Tennessee Attorney General Herbert Slatery III speaks to attendees at a Pachyderm Club meeting on Oct. 26, 2015, in Chattanooga.
Tennessee Attorney General Herbert Slatery III speaks to attendees at a Pachyderm Club meeting on Oct. 26, 2015, in Chattanooga.

NASHVILLE - Tennessee Attorney General Herbert Slatery today announced a Tennessee-led bipartisan coalition of the nation's state attorney generals who are now demanding documents and other information from opioid manufacturers and distributors as part of multi-state investigations into the national painkiller epidemic.

The information will help the 41-member multi-state group to evaluate if manufacturers and distributors are engaged in unlawful practices in the marketing, sale and distribution of opioids.

"The opioid crisis impacts all of us, and is a threat to families in every community in Tennessee and across the country," Slatery said in a statement. "We will use all resources available to identify and hold accountable those parties responsible. There is too much at stake not to attack this problem from all sides."

Tennessee has one of the worst opioid problems in the nation, coming in at No. 2. The total places Tennessee second in the nation, behind only Alabama in prescriptions of the drugs, according to IMS Health data from 2015.

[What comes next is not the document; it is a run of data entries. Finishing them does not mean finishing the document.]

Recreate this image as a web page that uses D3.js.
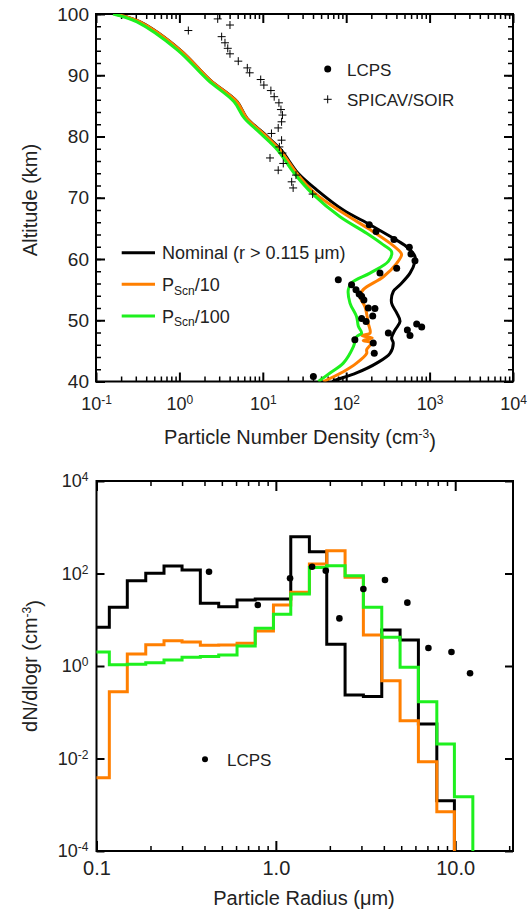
<!DOCTYPE html>
<html>
<head>
<meta charset="utf-8">
<script src="https://cdn.jsdelivr.net/npm/d3@7"></script>
<style>
  body { margin: 0; background: #fff; }
  svg { display: block; font-family: "Liberation Sans", Arial, Helvetica, sans-serif; }
</style>
</head>
<body>
<div id="chart"></div>
<script>
const width = 531;
const height = 911;

// ---- top panel: number density profiles (altitude km, density cm^-3)
const nominalAlt = [100, 98.7, 94.1, 89.2, 85.7, 83.0, 80.5, 77.8, 74.0, 71.3, 68.0, 65.6, 63.7, 62.0, 60.4, 59.6, 57.7, 55.8, 54.7, 52.8, 51.2, 49.8, 48.4, 47.1, 46.3, 44.6, 43.0, 41.4, 40.3, 40.0];
const nominalDen = [0.17, 0.338, 1.025, 2.34, 4.9, 6.45, 10.3, 16.6, 26.5, 44.3, 92.3, 193, 335, 531, 668, 668, 582, 442, 367, 350, 403, 442, 385, 350, 367, 335, 232, 133, 76.9, 68];

const scn10Alt = [100, 98.7, 94.1, 89.2, 85.7, 83.0, 80.5, 77.8, 74.0, 70.7, 67.5, 64.8, 62.6, 61.2, 60.7, 59.3, 57.1, 55.0, 53.9, 52.2, 49.5, 47.9, 47.5, 47.1, 46.7, 46.3, 45.2, 44.6, 43.0, 41.6, 40.0];
const scn10Den = [0.17, 0.336, 1.02, 2.33, 4.86, 6.41, 10.1, 16.1, 25.5, 42.3, 92.3, 193, 335, 442, 462, 403, 279, 160, 146, 168, 184, 193, 153, 205, 160, 200, 176, 176, 133, 92.3, 53.2];

const scn100Alt = [100, 98.7, 94.1, 89.2, 85.7, 83.0, 80.5, 77.8, 74.0, 70.5, 66.9, 64.2, 62.3, 61.2, 59.6, 57.7, 56.1, 55.0, 52.8, 50.6, 49.0, 47.9, 47.3, 45.7, 43.0, 41.4, 40.0];
const scn100Den = [0.16, 0.31, 0.95, 2.2, 4.5, 6.0, 9.4, 15.0, 23.8, 40.4, 84.3, 176, 279, 350, 320, 193, 116, 106, 111, 133, 140, 153, 133, 122, 92.3, 64.0, 46.3];

const lcpsAlt = [65.6, 64.5, 63.2, 61.9, 60.8, 59.7, 58.5, 57.7, 56.6, 55.8, 55.0, 54.3, 53.9, 53.3, 52.0, 51.9, 50.7, 50.3, 49.8, 49.4, 48.9, 48.4, 47.9, 47.5, 46.8, 46.3, 44.6, 40.8];
const lcpsDen = [189, 228, 374, 571, 598, 668, 403, 254, 80.4, 116, 131, 143, 153, 163, 184, 221, 208, 153, 173, 700, 804, 541, 320, 582, 127, 211, 217, 40.4];

const soirAlt = [99.2, 98.2, 97.3, 96.3, 95.3, 94.4, 93.5, 92.3, 91.2, 90.4, 89.3, 88.4, 87.5, 86.5, 85.5, 84.4, 83.5, 82.4, 81.4, 80.5, 79.4, 78.3, 77.3, 76.5, 75.6, 74.5, 73.7, 72.6, 71.6, 70.6];
const soirDen = [2.88, 4.04, 1.28, 3.21, 3.52, 3.80, 4.04, 5.08, 6.52, 6.96, 9.44, 10.3, 12.5, 13.7, 15.6, 16.5, 17.2, 16.8, 15.3, 12.7, 16.8, 15.8, 17.2, 12.2, 17.6, 15.3, 25.0, 22.2, 23.1, 39.6];

const altTicks = [40, 50, 60, 70, 80, 90, 100];
const altMinorTicks = d3.range(40, 101, 2);
const denTicks = [0.1, 1, 10, 100, 1000, 10000];

// ---- bottom panel: size distributions (bin edges in micron, dN/dlogr cm^-3)
const radiusEdges = [0.0935, 0.1179, 0.1485, 0.1882, 0.2379, 0.2999, 0.3793, 0.4802, 0.6076, 0.7674, 0.9696, 1.211, 1.538, 1.922, 2.432, 3.076, 3.895, 4.928, 6.234, 7.897, 9.897, 12.54];
const nominalDist = [6.87, 18.6, 70, 101, 145, 119, 22.7, 19.2, 26.7, 28.1, 28.0, 625, 296, 2.94, 0.236, 0.219, 6.0, 3.65, 0.0557, 0.00122];
const scn10Dist = [0.00385, 0.278, 1.82, 2.89, 3.52, 3.30, 2.80, 2.83, 3.12, 5.71, 20.8, 39.2, 160, 311, 82.7, 4.68, 0.481, 0.0656, 0.00853, 0.000708];
const scn100Dist = [2.01, 1.07, 1.09, 1.18, 1.35, 1.54, 1.61, 1.73, 2.70, 6.53, 13.1, 36.1, 134, 147, 89.7, 18.6, 4.17, 0.935, 0.169, 0.0206, 0.00149];

const lcpsRadius = [0.424, 0.793, 1.20, 1.592, 1.898, 2.261, 3.076, 4.06, 5.41, 7.09, 9.53, 12.1];
const lcpsDist = [109, 20.8, 78.7, 140, 115, 10.7, 46.2, 72.3, 23.4, 2.45, 2.01, 0.695];

const radiusTicks = [0.1, 1, 10];
const radiusLabels = ["0.1", "1.0", "10.0"];
const radiusMinorTicks = [0.2, 0.3, 0.4, 0.5, 0.6, 0.7, 0.8, 0.9, 2, 3, 4, 5, 6, 7, 8, 9, 20];
const distTicks = [1e-4, 1e-2, 1, 1e2, 1e4];

const colors = { nominal: "#000000", scn10: "#ff7f00", scn100: "#1ef01e" };
const textColor = "#222";

const svg = d3.select("#chart")
  .append("svg")
  .attr("width", width)
  .attr("height", height);

svg.append("rect").attr("width", width).attr("height", height).attr("fill", "#fff");

// panel boxes
const upper = { left: 96, right: 513, top: 14, bottom: 381.5 };
const lower = { left: 96.5, right: 513, top: 481, bottom: 851 };

const xTop = d3.scaleLog().domain([0.1, 1e4]).range([upper.left, upper.right]);
const yTop = d3.scaleLinear().domain([40, 100]).range([upper.bottom, upper.top]);
const xBot = d3.scaleLog().domain([0.1, 21]).range([lower.left, lower.right]);
const yBot = d3.scaleLog().domain([1e-4, 1e4]).range([lower.bottom, lower.top]);

const defs = svg.append("defs");
[["clipTop", upper], ["clipBot", lower]].forEach(([id, b]) => {
  defs.append("clipPath").attr("id", id)
    .append("rect")
    .attr("x", b.left).attr("y", b.top)
    .attr("width", b.right - b.left).attr("height", b.bottom - b.top);
});

function addAxis(axis, transform, strokeWidth, fontSize = 19) {
  const a = svg.append("g").attr("transform", transform).call(axis);
  a.select(".domain").remove();
  a.selectAll(".tick line").attr("stroke", "#000").attr("stroke-width", strokeWidth);
  a.selectAll(".tick text")
    .attr("fill", textColor)
    .attr("font-size", fontSize + "px")
    .attr("font-family", "Liberation Sans, Arial, sans-serif");
  return a;
}

function powerLabels(a) {
  a.selectAll(".tick text").each(function(d) {
    const t = d3.select(this);
    t.text(null);
    t.append("tspan").text("10");
    t.append("tspan").attr("dy", "-0.5em").attr("font-size", "12px").text(Math.round(Math.log10(d)));
  });
}

// ---- top panel axes
const noLabel = () => "";
addAxis(d3.axisLeft(yTop).tickValues(altMinorTicks).tickSize(-5).tickFormat(noLabel), `translate(${upper.left},0)`, 1.5);
addAxis(d3.axisRight(yTop).tickValues(altMinorTicks).tickSize(-5).tickFormat(noLabel), `translate(${upper.right},0)`, 1.5);
addAxis(d3.axisLeft(yTop).tickValues(altTicks).tickSize(-9).tickPadding(7).tickFormat(d3.format("d")), `translate(${upper.left},0)`, 2, 19);
addAxis(d3.axisRight(yTop).tickValues(altTicks).tickSize(-9).tickFormat(noLabel), `translate(${upper.right},0)`, 2);

const denMinor = [];
denTicks.slice(0, -1).forEach(d => d3.range(2, 10).forEach(m => denMinor.push(d * m)));
addAxis(d3.axisBottom(xTop).tickValues(denMinor).tickSize(-5).tickFormat(noLabel), `translate(0,${upper.bottom})`, 1.5);
addAxis(d3.axisTop(xTop).tickValues(denMinor).tickSize(-5).tickFormat(noLabel), `translate(0,${upper.top})`, 1.5);
powerLabels(addAxis(d3.axisBottom(xTop).tickValues(denTicks).tickSize(-9).tickPadding(16), `translate(0,${upper.bottom})`, 2, 18));
addAxis(d3.axisTop(xTop).tickValues(denTicks).tickSize(-9).tickFormat(noLabel), `translate(0,${upper.top})`, 2);

svg.append("rect")
  .attr("x", upper.left).attr("y", upper.top)
  .attr("width", upper.right - upper.left).attr("height", upper.bottom - upper.top)
  .attr("fill", "none").attr("stroke", "#000").attr("stroke-width", 2);

// ---- top panel data
const profileLine = d3.line()
  .x(d => xTop(d[1]))
  .y(d => yTop(d[0]))
  .curve(d3.curveCatmullRom.alpha(0.5));

const topPlot = svg.append("g").attr("clip-path", "url(#clipTop)");
[
  [nominalAlt, nominalDen, colors.nominal],
  [scn10Alt, scn10Den, colors.scn10],
  [scn100Alt, scn100Den, colors.scn100],
].forEach(([alt, den, color]) => {
  topPlot.append("path")
    .datum(d3.zip(alt, den))
    .attr("fill", "none")
    .attr("stroke", color)
    .attr("stroke-width", 3)
    .attr("stroke-linejoin", "round")
    .attr("d", profileLine);
});

topPlot.selectAll(".soir")
  .data(d3.zip(soirAlt, soirDen))
  .join("path")
  .attr("class", "soir")
  .attr("d", d => {
    const x = xTop(d[1]), y = yTop(d[0]);
    return `M${x - 4},${y}H${x + 4}M${x},${y - 4}V${y + 4}`;
  })
  .attr("stroke", "#000")
  .attr("stroke-width", 1);

topPlot.selectAll(".lcps")
  .data(d3.zip(lcpsAlt, lcpsDen))
  .join("circle")
  .attr("class", "lcps")
  .attr("cx", d => xTop(d[1]))
  .attr("cy", d => yTop(d[0]))
  .attr("r", 3.5)
  .attr("fill", "#000");

// top legends
svg.append("circle").attr("cx", 327.7).attr("cy", 69).attr("r", 3.5).attr("fill", "#000");
svg.append("path").attr("d", "M323.7,99.3H331.7M327.7,95.3V103.3").attr("stroke", "#000").attr("stroke-width", 1);
svg.append("text").attr("x", 347).attr("y", 75.5).attr("font-size", "17px").attr("fill", textColor).text("LCPS");
svg.append("text").attr("x", 347).attr("y", 105.5).attr("font-size", "17px").attr("fill", textColor).text("SPICAV/SOIR");

const lineLegend = [
  { color: colors.nominal, y: 252.7, label: "Nominal (r > 0.115 \u03bcm)" },
  { color: colors.scn10, y: 284.3, label: "/10" },
  { color: colors.scn100, y: 316, label: "/100" },
];
lineLegend.forEach((item, i) => {
  svg.append("line")
    .attr("x1", 121.7).attr("x2", 155)
    .attr("y1", item.y).attr("y2", item.y)
    .attr("stroke", item.color).attr("stroke-width", 3);
  const t = svg.append("text")
    .attr("x", 162).attr("y", item.y + 6.5)
    .attr("font-size", "18px").attr("fill", textColor);
  if (i === 0) {
    t.text(item.label);
  } else {
    t.append("tspan").text("P");
    t.append("tspan").attr("dy", "0.33em").attr("font-size", "12px").text("Scn");
    t.append("tspan").attr("dy", "-0.22em").text(item.label);
  }
});

// ---- bottom panel axes
addAxis(d3.axisBottom(xBot).tickValues(radiusMinorTicks).tickSize(-5).tickFormat(noLabel), `translate(0,${lower.bottom})`, 1.5);
addAxis(d3.axisTop(xBot).tickValues(radiusMinorTicks.filter(d => d < 20)).tickSize(-5).tickFormat(noLabel), `translate(0,${lower.top})`, 1.5);
addAxis(d3.axisBottom(xBot).tickValues(radiusTicks).tickSize(-10).tickPadding(10).tickFormat((d, i) => radiusLabels[i]), `translate(0,${lower.bottom})`, 2, 20);
addAxis(d3.axisTop(xBot).tickValues(radiusTicks).tickSize(-10).tickFormat(noLabel), `translate(0,${lower.top})`, 2);
powerLabels(addAxis(d3.axisLeft(yBot).tickValues(distTicks).tickSize(-8).tickPadding(8), `translate(${lower.left},0)`, 2, 18));
addAxis(d3.axisRight(yBot).tickValues(distTicks).tickSize(-8).tickFormat(noLabel), `translate(${lower.right},0)`, 2);

svg.append("rect")
  .attr("x", lower.left).attr("y", lower.top)
  .attr("width", lower.right - lower.left).attr("height", lower.bottom - lower.top)
  .attr("fill", "none").attr("stroke", "#000").attr("stroke-width", 2);

// ---- bottom panel histograms
const stepLine = d3.line()
  .x(d => xBot(d[0]))
  .y(d => yBot(d[1]))
  .curve(d3.curveStepAfter);

const botPlot = svg.append("g").attr("clip-path", "url(#clipBot)");
[
  [nominalDist, colors.nominal],
  [scn10Dist, colors.scn10],
  [scn100Dist, colors.scn100],
].forEach(([vals, color]) => {
  const pts = vals.map((v, i) => [radiusEdges[i], v]);
  pts.push([radiusEdges[vals.length], 1e-7]);
  botPlot.append("path")
    .datum(pts)
    .attr("fill", "none")
    .attr("stroke", color)
    .attr("stroke-width", 3)
    .attr("d", stepLine);
});

botPlot.selectAll(".lcps-dist")
  .data(d3.zip(lcpsRadius, lcpsDist))
  .join("circle")
  .attr("class", "lcps-dist")
  .attr("cx", d => xBot(d[0]))
  .attr("cy", d => yBot(d[1]))
  .attr("r", 3.3)
  .attr("fill", "#000");

svg.append("circle").attr("cx", 205).attr("cy", 759.3).attr("r", 3).attr("fill", "#000");
svg.append("text").attr("x", 227).attr("y", 765.5).attr("font-size", "17px").attr("fill", textColor).text("LCPS");

// ---- axis titles
const t1 = svg.append("text").attr("x", 300).attr("y", 444).attr("text-anchor", "middle").attr("font-size", "20px").attr("fill", textColor);
t1.append("tspan").text("Particle Number Density (cm");
t1.append("tspan").attr("dy", "-0.5em").attr("font-size", "12px").text("-3");
t1.append("tspan").attr("dy", "0.5em").text(")");

svg.append("text")
  .attr("transform", "translate(37,200) rotate(-90)")
  .attr("text-anchor", "middle").attr("font-size", "20px").attr("fill", textColor)
  .text("Altitude (km)");

const t2 = svg.append("text")
  .attr("transform", "translate(37,666) rotate(-90)")
  .attr("text-anchor", "middle").attr("font-size", "20px").attr("fill", textColor);
t2.append("tspan").text("dN/dlogr (cm");
t2.append("tspan").attr("dy", "-0.5em").attr("font-size", "12px").text("-3");
t2.append("tspan").attr("dy", "0.5em").text(")");

svg.append("text").attr("x", 304).attr("y", 905).attr("text-anchor", "middle").attr("font-size", "20px").attr("fill", textColor)
  .text("Particle Radius (\u03bcm)");
</script>
</body>
</html>
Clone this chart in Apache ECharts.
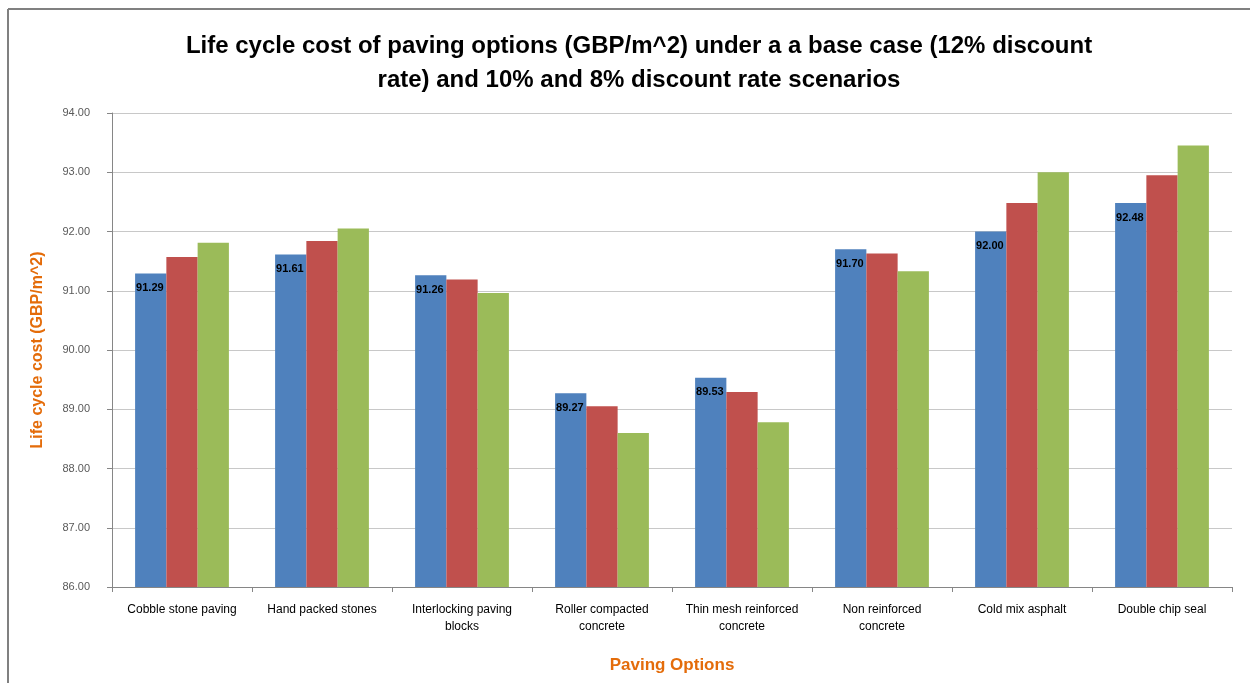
<!DOCTYPE html>
<html>
<head>
    <meta charset="utf-8">
    <title>ECharts</title>
    <script src="https://cdn.jsdelivr.net/npm/echarts@6/dist/echarts.min.js"></script>
    <style>
        html, body { margin: 0; padding: 0; background: #fff; }
    </style>
</head>
<body>
    <div id="main" style="width: 1250px;height:683px;"></div>
    <script type="text/javascript">
        var myChart = echarts.init(document.getElementById('main'));

        // paving options
        var categories = [
            'Cobble stone paving',
            'Hand packed stones',
            'Interlocking paving\nblocks',
            'Roller compacted\nconcrete',
            'Thin mesh reinforced\nconcrete',
            'Non reinforced\nconcrete',
            'Cold mix asphalt',
            'Double chip seal'
        ];

        // base case 12% discount rate
        var base12 = [91.29, 91.61, 91.26, 89.27, 89.53, 91.70, 92.00, 92.48];
        // 10% discount rate
        var rate10 = [91.57, 91.84, 91.19, 89.05, 89.29, 91.63, 92.48, 92.95];
        // 8% discount rate
        var rate8 = [91.81, 92.05, 90.96, 88.60, 88.78, 91.33, 93.00, 93.45];

        var option = {
            backgroundColor: '#ffffff',
            title: {
                text: 'Life cycle cost of paving options (GBP/m^2) under a a base case (12% discount\nrate) and 10% and 8% discount rate scenarios',
                left: 634,
                top: 24,
                textAlign: 'center',
                textStyle: {
                    fontFamily: 'Liberation Sans',
                    fontSize: 24,
                    fontWeight: 'bold',
                    color: '#000',
                    lineHeight: 34
                }
            },
            // frame: only top and left edges show in the picture
            graphic: [{
                type: 'line',
                shape: { x1: 8, y1: 9, x2: 1250, y2: 9 },
                style: { stroke: '#808080', lineWidth: 2 },
                silent: true
            }, {
                type: 'line',
                shape: { x1: 8, y1: 9, x2: 8, y2: 683 },
                style: { stroke: '#808080', lineWidth: 2 },
                silent: true
            }],
            grid: {
                left: 112,
                right: 18,
                top: 113,
                bottom: 96
            },
            xAxis: {
                type: 'category',
                data: categories,
                name: 'Paving Options',
                nameLocation: 'middle',
                nameGap: 70,
                nameTextStyle: {
                    color: '#E46C0A',
                    fontWeight: 'bold',
                    fontSize: 17,
                    fontFamily: 'Liberation Sans'
                },
                axisLine: { lineStyle: { color: '#868686' } },
                axisTick: { show: true, length: 5, lineStyle: { color: '#868686' } },
                axisLabel: {
                    color: '#000',
                    fontSize: 12,
                    fontFamily: 'Liberation Sans',
                    margin: 14,
                    lineHeight: 17,
                    interval: 0
                }
            },
            yAxis: {
                type: 'value',
                min: 86,
                max: 94,
                interval: 1,
                name: 'Life cycle cost (GBP/m^2)',
                nameLocation: 'middle',
                nameGap: 66,
                nameTextStyle: {
                    color: '#E46C0A',
                    fontWeight: 'bold',
                    fontSize: 16,
                    fontFamily: 'Liberation Sans'
                },
                axisLine: { show: true, lineStyle: { color: '#868686' } },
                axisTick: { show: true, length: 5, lineStyle: { color: '#868686' } },
                axisLabel: {
                    color: '#595959',
                    fontSize: 11,
                    fontFamily: 'Liberation Sans',
                    margin: 22,
                    formatter: function (v) { return v.toFixed(2); }
                },
                splitLine: { lineStyle: { color: '#c8c8c8', width: 1 } }
            },
            series: [{
                name: 'Base case (12%)',
                type: 'bar',
                data: base12,
                barGap: '0%',
                barCategoryGap: '33%',
                itemStyle: { color: '#4F81BD' },
                label: {
                    show: true,
                    position: 'insideTopLeft',
                    offset: [-4, 4],
                    color: '#000',
                    fontSize: 11,
                    fontWeight: 'bold',
                    fontFamily: 'Liberation Sans',
                    formatter: function (p) { return p.value.toFixed(2); }
                }
            }, {
                name: '10% discount rate',
                type: 'bar',
                data: rate10,
                itemStyle: { color: '#C0504D' }
            }, {
                name: '8% discount rate',
                type: 'bar',
                data: rate8,
                itemStyle: { color: '#9BBB59' }
            }]
        };

        myChart.setOption(option);
    </script>
</body>
</html>
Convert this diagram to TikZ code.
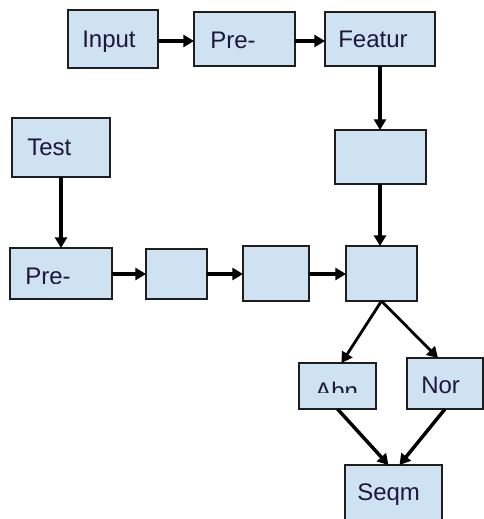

Tennessee ranks also No. 2 nationally in the share of opioid prescriptions per capita, according to IMS Health. Chattanooga, meanwhile, is a two-city tie with Jackson, Tenn., for No. 20 nationwide among the worst 25 cities in the nation for opioid prescription abuse, according to Castlight Health.

Just this week, the Tennessee Health Department announced that drug overdose deaths rose 12 percent between 2015 and 2016, the highest recorded number of deaths in state history. Officials say 1,631 Tennesseans died from drug overdoses in 2016.

Health officials are blaming Fentanyl, an opioid, for the increase.

According to Slatery's office, state attorney generals representing four fifths of the nation served investigative subpoenas for documents and information, also known as Civil Investigative Demands, on four drug manufacturers - Endo, Janssen, Teva/Cephalon and Allergan, along with their related entities.

Also served was a supplemental Civil Investigative Demand on Purdue Pharma.

The attorney generals also sent information "demand letters" to opioid distributors AmerisourceBergen, Cardinal Health, and McKesson requesting documents about their opioid distribution business.

Slatery's office says states intend to use the information "to determine what role the opioid manufacturers and distributors may have played in creating or prolonging this epidemic and determine the appropriate course of action to help resolve this crisis."

In June, three Northeast Tennessee prosecutors filed suit against drug manufacturers, charging they helped cause the state's epidemic through deceptive advertising that downplayed risks of addiction to painkillers.